If I recall correctly, he thinks LVMH has the best brand portfolio vs Hermes, but he didn’t say he was bullish just that Hermes isn’t looking good long term from a portfolio standpoint. China looks screwed from a demand situation so you might have the right idea but the wrong explanation
It’s LVMH vs Kering, not vs Hermes. Hermes is its own thing. LVMH has the portfolio. They have two of the Big 4 (Louis and Dior). Kering has Gucci, but in my opinion, it’s not even top 5 anymore. Kering has struggled to turn it around. They threw a Hail Mary pass in that regard a few weeks ago. Hold that though.
To the China question, Miu Miu has, I think, a lot of traction in that market. Miu Miu is a Prada company. Personally, I don’t love Prada and Miu Miu isn’t exactly for middle-aged men, so I’m not an authority, but if you’re really interested in that space and specifically who’s actually growing their appeal in the Chinese market, Miu Miu (i.e., Prada) is a good place to start looking. I’d look at Prada’s filings and see if they break out Miu Miu sales, and if they do, what the growth rate is in Hong Kong and China.
It’s also worth noting that Kering just promoted the creative director at Balenciaga to the main house, which means he’s going to be taking over the artistic process at Gucci. That’s a bold move. I mentioned this a few weeks ago, but Balenciaga is the only Kering brand with any real buzz. The problem is that Balenciaga’s buzz isn’t always good buzz, unless you think all publicity’s good publicity. It works, sort of, for Balenciaga, but trying to translate their aesthetic (if you can call it that) into success at Gucci is going to be difficult. All of that to say, that move at least makes Kering interesting again, if only in the sort of way that a Hail Mary pass is interesting in football.

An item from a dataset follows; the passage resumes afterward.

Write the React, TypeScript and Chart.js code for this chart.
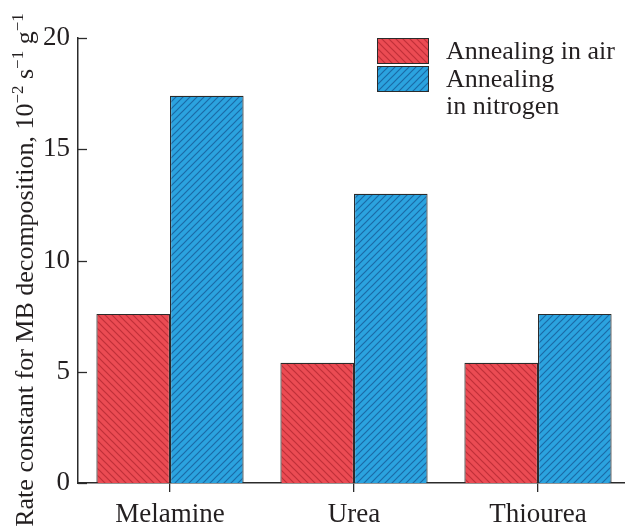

But yeah, as the other commenter mentioned, LVMH is the undisputed publicly-traded champion in this category. The issue there is the same as it is for any other such company in any category — namely, is there any value left or is it fully priced?
Thanks for clarifying and for the added detail
H, I feel like I read all of your commentary, curious where the luxury goods discussion was
Thanks you’re the man. I will wait at least a month to ask you another question about luxury brands. LVMH not exactly cheap but not looking like it caught any sexy narratives yet either. Not sure if Chinese consumption will ever bring sexy back (sorry for the justin timberlake allusion) but the Xi-is-hellbent-on-reviving-demand-through-market-pumping narrative is already out there. I guess time will tell for any high end Chinese wealth effect fairy tales to catch a bid.
I’ll look into their regional sales and breakouts, thanks for the tip.
People are still paying their taxes?
Only if they are withheld from a paycheck.
Street macro analysts are reluctant or prohibited from pointing their fingers at the White House from fear of getting their firms blackisted.
Can you blame them? Afterall, we are talking about for-profit businesses.
Do any of you old geezers remember the scandals when internal communication among analysts at firms which were officially wildly bullish on each and every internet firm? Back then firms did not want to lose out on the happily profitable business of bringing garbage companies to market.
Analyst: “We can’t directly blame the President, but maybe we can just indicate the Jan ’25 downward inflection on this chart with something like “deleterious juxtapositional transition” or “DJT” for short.”
H-Man, liquidity is thin, this could be a big squeeze.